## Task objective
Transcribe the listing verbatim. Do not carry over any pictures.

## Dataset section
--------------------
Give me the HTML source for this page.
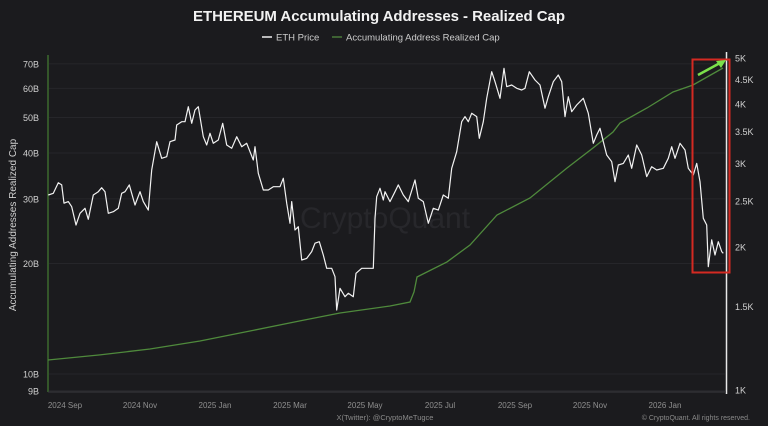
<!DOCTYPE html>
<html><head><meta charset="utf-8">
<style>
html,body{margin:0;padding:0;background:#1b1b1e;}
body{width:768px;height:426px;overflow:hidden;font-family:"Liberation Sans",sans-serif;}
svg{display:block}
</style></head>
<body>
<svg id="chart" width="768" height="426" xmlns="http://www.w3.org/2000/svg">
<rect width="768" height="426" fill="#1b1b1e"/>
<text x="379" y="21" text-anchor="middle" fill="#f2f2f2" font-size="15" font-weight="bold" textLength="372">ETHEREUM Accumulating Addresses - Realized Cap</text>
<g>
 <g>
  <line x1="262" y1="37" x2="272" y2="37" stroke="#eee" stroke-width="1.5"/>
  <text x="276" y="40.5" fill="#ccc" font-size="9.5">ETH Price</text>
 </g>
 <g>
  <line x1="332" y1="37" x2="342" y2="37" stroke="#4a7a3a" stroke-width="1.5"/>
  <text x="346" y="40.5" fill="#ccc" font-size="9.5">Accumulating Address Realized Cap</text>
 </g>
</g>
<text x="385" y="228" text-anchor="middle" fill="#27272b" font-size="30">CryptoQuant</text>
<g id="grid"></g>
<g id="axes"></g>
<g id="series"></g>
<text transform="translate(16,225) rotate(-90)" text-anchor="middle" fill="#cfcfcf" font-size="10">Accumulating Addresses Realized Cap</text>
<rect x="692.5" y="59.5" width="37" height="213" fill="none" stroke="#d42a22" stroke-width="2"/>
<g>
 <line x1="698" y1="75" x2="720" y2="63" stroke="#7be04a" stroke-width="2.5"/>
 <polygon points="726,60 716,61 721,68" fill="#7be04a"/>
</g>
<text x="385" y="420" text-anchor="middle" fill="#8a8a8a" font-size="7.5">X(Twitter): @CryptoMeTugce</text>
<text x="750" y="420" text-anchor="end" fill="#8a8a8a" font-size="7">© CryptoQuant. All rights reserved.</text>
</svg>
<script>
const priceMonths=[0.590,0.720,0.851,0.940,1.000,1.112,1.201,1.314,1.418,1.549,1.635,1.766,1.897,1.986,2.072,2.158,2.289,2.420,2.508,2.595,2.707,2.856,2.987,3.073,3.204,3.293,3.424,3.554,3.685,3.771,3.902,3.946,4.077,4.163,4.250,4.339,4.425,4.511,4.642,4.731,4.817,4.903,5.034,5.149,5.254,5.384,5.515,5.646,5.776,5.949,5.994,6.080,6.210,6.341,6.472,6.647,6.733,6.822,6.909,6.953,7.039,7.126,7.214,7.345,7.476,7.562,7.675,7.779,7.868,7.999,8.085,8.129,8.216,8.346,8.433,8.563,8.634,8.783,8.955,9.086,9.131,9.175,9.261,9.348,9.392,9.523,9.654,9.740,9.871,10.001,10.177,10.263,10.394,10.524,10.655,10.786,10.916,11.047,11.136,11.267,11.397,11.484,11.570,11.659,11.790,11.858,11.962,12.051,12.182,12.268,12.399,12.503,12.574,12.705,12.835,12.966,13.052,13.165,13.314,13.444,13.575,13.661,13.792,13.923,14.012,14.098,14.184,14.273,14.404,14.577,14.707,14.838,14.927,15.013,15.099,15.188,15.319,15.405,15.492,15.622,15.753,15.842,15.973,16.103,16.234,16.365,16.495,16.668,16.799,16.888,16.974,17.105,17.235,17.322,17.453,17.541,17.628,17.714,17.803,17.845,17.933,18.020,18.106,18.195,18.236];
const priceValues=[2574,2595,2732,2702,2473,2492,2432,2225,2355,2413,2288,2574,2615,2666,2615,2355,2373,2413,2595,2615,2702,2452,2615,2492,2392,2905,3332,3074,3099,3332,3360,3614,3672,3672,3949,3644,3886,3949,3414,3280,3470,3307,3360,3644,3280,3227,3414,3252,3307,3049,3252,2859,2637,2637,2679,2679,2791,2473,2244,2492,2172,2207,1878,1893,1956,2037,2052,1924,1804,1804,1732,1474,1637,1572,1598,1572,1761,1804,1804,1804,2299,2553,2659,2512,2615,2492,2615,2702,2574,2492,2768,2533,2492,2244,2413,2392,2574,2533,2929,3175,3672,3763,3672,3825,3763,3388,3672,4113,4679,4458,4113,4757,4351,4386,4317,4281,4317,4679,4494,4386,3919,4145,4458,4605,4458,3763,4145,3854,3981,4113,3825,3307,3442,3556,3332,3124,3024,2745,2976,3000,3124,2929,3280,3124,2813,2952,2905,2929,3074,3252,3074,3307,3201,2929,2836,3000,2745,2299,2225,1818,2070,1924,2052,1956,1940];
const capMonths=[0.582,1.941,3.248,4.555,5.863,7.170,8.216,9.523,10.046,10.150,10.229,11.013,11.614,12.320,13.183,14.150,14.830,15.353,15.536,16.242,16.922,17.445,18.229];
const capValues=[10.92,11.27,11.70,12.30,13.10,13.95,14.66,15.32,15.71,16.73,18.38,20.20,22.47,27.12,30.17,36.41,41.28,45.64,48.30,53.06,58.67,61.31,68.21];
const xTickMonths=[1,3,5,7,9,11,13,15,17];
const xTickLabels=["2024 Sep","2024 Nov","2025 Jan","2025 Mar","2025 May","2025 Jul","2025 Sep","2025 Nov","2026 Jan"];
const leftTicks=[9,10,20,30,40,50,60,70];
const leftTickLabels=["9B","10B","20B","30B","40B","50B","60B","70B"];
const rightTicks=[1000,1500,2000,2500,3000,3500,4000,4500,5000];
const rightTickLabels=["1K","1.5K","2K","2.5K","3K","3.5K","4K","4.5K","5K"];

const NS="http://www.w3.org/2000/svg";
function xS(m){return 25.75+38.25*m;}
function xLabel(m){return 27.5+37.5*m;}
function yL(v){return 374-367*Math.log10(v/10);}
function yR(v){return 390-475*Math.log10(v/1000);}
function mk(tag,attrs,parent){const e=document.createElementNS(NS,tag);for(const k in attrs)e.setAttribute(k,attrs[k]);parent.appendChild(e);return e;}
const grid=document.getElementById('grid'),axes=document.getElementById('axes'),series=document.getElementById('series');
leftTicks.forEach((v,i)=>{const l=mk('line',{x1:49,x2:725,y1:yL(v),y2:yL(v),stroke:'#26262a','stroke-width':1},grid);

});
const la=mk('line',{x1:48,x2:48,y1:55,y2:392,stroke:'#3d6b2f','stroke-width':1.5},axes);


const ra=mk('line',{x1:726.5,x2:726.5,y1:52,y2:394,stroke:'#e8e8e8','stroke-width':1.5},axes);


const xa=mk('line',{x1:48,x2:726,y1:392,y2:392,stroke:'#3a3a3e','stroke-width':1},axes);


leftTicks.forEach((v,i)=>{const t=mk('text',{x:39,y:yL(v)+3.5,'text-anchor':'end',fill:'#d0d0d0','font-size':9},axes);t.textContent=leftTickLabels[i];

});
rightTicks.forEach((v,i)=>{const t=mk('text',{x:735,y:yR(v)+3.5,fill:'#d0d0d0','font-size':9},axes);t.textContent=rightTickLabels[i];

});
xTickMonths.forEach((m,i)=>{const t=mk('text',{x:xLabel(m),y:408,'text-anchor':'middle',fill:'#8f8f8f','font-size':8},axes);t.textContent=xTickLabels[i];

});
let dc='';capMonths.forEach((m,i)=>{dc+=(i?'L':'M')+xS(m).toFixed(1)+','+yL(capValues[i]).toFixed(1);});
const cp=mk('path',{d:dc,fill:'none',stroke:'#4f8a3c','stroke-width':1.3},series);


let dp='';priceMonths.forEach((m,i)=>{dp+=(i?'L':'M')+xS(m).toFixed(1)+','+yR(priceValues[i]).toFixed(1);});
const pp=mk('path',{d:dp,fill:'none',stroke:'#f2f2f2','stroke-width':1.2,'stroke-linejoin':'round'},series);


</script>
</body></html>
--------------------
## Worked solution
Give me the HTML source for this page.
<!DOCTYPE html>
<html><head><meta charset="utf-8">
<style>
html,body{margin:0;padding:0;background:#1b1b1e;}
body{width:768px;height:426px;overflow:hidden;font-family:"Liberation Sans",sans-serif;}
svg{display:block}
</style></head>
<body>
<svg id="chart" width="768" height="426" xmlns="http://www.w3.org/2000/svg">
<rect width="768" height="426" fill="#1b1b1e"/>
<text x="379" y="21" text-anchor="middle" fill="#f2f2f2" font-size="15" font-weight="bold" textLength="372">ETHEREUM Accumulating Addresses - Realized Cap</text>
<g>
 <g>
  <line x1="262" y1="37" x2="272" y2="37" stroke="#eee" stroke-width="1.5"/>
  <text x="276" y="40.5" fill="#ccc" font-size="9.5">ETH Price</text>
 </g>
 <g>
  <line x1="332" y1="37" x2="342" y2="37" stroke="#4a7a3a" stroke-width="1.5"/>
  <text x="346" y="40.5" fill="#ccc" font-size="9.5">Accumulating Address Realized Cap</text>
 </g>
</g>
<text x="385" y="228" text-anchor="middle" fill="#27272b" font-size="30">CryptoQuant</text>
<g id="grid"></g>
<g id="axes"></g>
<g id="series"></g>
<text transform="translate(16,225) rotate(-90)" text-anchor="middle" fill="#cfcfcf" font-size="10">Accumulating Addresses Realized Cap</text>
<rect x="692.5" y="59.5" width="37" height="213" fill="none" stroke="#d42a22" stroke-width="2"/>
<g>
 <line x1="698" y1="75" x2="720" y2="63" stroke="#7be04a" stroke-width="2.5"/>
 <polygon points="726,60 716,61 721,68" fill="#7be04a"/>
</g>
<text x="385" y="420" text-anchor="middle" fill="#8a8a8a" font-size="7.5">X(Twitter): @CryptoMeTugce</text>
<text x="750" y="420" text-anchor="end" fill="#8a8a8a" font-size="7">© CryptoQuant. All rights reserved.</text>
</svg>
<script>
const priceMonths=[0.590,0.720,0.851,0.940,1.000,1.112,1.201,1.314,1.418,1.549,1.635,1.766,1.897,1.986,2.072,2.158,2.289,2.420,2.508,2.595,2.707,2.856,2.987,3.073,3.204,3.293,3.424,3.554,3.685,3.771,3.902,3.946,4.077,4.163,4.250,4.339,4.425,4.511,4.642,4.731,4.817,4.903,5.034,5.149,5.254,5.384,5.515,5.646,5.776,5.949,5.994,6.080,6.210,6.341,6.472,6.647,6.733,6.822,6.909,6.953,7.039,7.126,7.214,7.345,7.476,7.562,7.675,7.779,7.868,7.999,8.085,8.129,8.216,8.346,8.433,8.563,8.634,8.783,8.955,9.086,9.131,9.175,9.261,9.348,9.392,9.523,9.654,9.740,9.871,10.001,10.177,10.263,10.394,10.524,10.655,10.786,10.916,11.047,11.136,11.267,11.397,11.484,11.570,11.659,11.790,11.858,11.962,12.051,12.182,12.268,12.399,12.503,12.574,12.705,12.835,12.966,13.052,13.165,13.314,13.444,13.575,13.661,13.792,13.923,14.012,14.098,14.184,14.273,14.404,14.577,14.707,14.838,14.927,15.013,15.099,15.188,15.319,15.405,15.492,15.622,15.753,15.842,15.973,16.103,16.234,16.365,16.495,16.668,16.799,16.888,16.974,17.105,17.235,17.322,17.453,17.541,17.628,17.714,17.803,17.845,17.933,18.020,18.106,18.195,18.236];
const priceValues=[2574,2595,2732,2702,2473,2492,2432,2225,2355,2413,2288,2574,2615,2666,2615,2355,2373,2413,2595,2615,2702,2452,2615,2492,2392,2905,3332,3074,3099,3332,3360,3614,3672,3672,3949,3644,3886,3949,3414,3280,3470,3307,3360,3644,3280,3227,3414,3252,3307,3049,3252,2859,2637,2637,2679,2679,2791,2473,2244,2492,2172,2207,1878,1893,1956,2037,2052,1924,1804,1804,1732,1474,1637,1572,1598,1572,1761,1804,1804,1804,2299,2553,2659,2512,2615,2492,2615,2702,2574,2492,2768,2533,2492,2244,2413,2392,2574,2533,2929,3175,3672,3763,3672,3825,3763,3388,3672,4113,4679,4458,4113,4757,4351,4386,4317,4281,4317,4679,4494,4386,3919,4145,4458,4605,4458,3763,4145,3854,3981,4113,3825,3307,3442,3556,3332,3124,3024,2745,2976,3000,3124,2929,3280,3124,2813,2952,2905,2929,3074,3252,3074,3307,3201,2929,2836,3000,2745,2299,2225,1818,2070,1924,2052,1956,1940];
const capMonths=[0.582,1.941,3.248,4.555,5.863,7.170,8.216,9.523,10.046,10.150,10.229,11.013,11.614,12.320,13.183,14.150,14.830,15.353,15.536,16.242,16.922,17.445,18.229];
const capValues=[10.92,11.27,11.70,12.30,13.10,13.95,14.66,15.32,15.71,16.73,18.38,20.20,22.47,27.12,30.17,36.41,41.28,45.64,48.30,53.06,58.67,61.31,68.21];
const xTickMonths=[1,3,5,7,9,11,13,15,17];
const xTickLabels=["2024 Sep","2024 Nov","2025 Jan","2025 Mar","2025 May","2025 Jul","2025 Sep","2025 Nov","2026 Jan"];
const leftTicks=[9,10,20,30,40,50,60,70];
const leftTickLabels=["9B","10B","20B","30B","40B","50B","60B","70B"];
const rightTicks=[1000,1500,2000,2500,3000,3500,4000,4500,5000];
const rightTickLabels=["1K","1.5K","2K","2.5K","3K","3.5K","4K","4.5K","5K"];

const NS="http://www.w3.org/2000/svg";
function xS(m){return 25.75+38.25*m;}
function xLabel(m){return 27.5+37.5*m;}
function yL(v){return 374-367*Math.log10(v/10);}
function yR(v){return 390-475*Math.log10(v/1000);}
function mk(tag,attrs,parent){const e=document.createElementNS(NS,tag);for(const k in attrs)e.setAttribute(k,attrs[k]);parent.appendChild(e);return e;}
const grid=document.getElementById('grid'),axes=document.getElementById('axes'),series=document.getElementById('series');
leftTicks.forEach((v,i)=>{const l=mk('line',{x1:49,x2:725,y1:yL(v),y2:yL(v),stroke:'#26262a','stroke-width':1},grid);

});
const la=mk('line',{x1:48,x2:48,y1:55,y2:392,stroke:'#3d6b2f','stroke-width':1.5},axes);


const ra=mk('line',{x1:726.5,x2:726.5,y1:52,y2:394,stroke:'#e8e8e8','stroke-width':1.5},axes);


const xa=mk('line',{x1:48,x2:726,y1:392,y2:392,stroke:'#3a3a3e','stroke-width':1},axes);


leftTicks.forEach((v,i)=>{const t=mk('text',{x:39,y:yL(v)+3.5,'text-anchor':'end',fill:'#d0d0d0','font-size':9},axes);t.textContent=leftTickLabels[i];

});
rightTicks.forEach((v,i)=>{const t=mk('text',{x:735,y:yR(v)+3.5,fill:'#d0d0d0','font-size':9},axes);t.textContent=rightTickLabels[i];

});
xTickMonths.forEach((m,i)=>{const t=mk('text',{x:xLabel(m),y:408,'text-anchor':'middle',fill:'#8f8f8f','font-size':8},axes);t.textContent=xTickLabels[i];

});
let dc='';capMonths.forEach((m,i)=>{dc+=(i?'L':'M')+xS(m).toFixed(1)+','+yL(capValues[i]).toFixed(1);});
const cp=mk('path',{d:dc,fill:'none',stroke:'#4f8a3c','stroke-width':1.3},series);


let dp='';priceMonths.forEach((m,i)=>{dp+=(i?'L':'M')+xS(m).toFixed(1)+','+yR(priceValues[i]).toFixed(1);});
const pp=mk('path',{d:dp,fill:'none',stroke:'#f2f2f2','stroke-width':1.2,'stroke-linejoin':'round'},series);


</script>
</body></html>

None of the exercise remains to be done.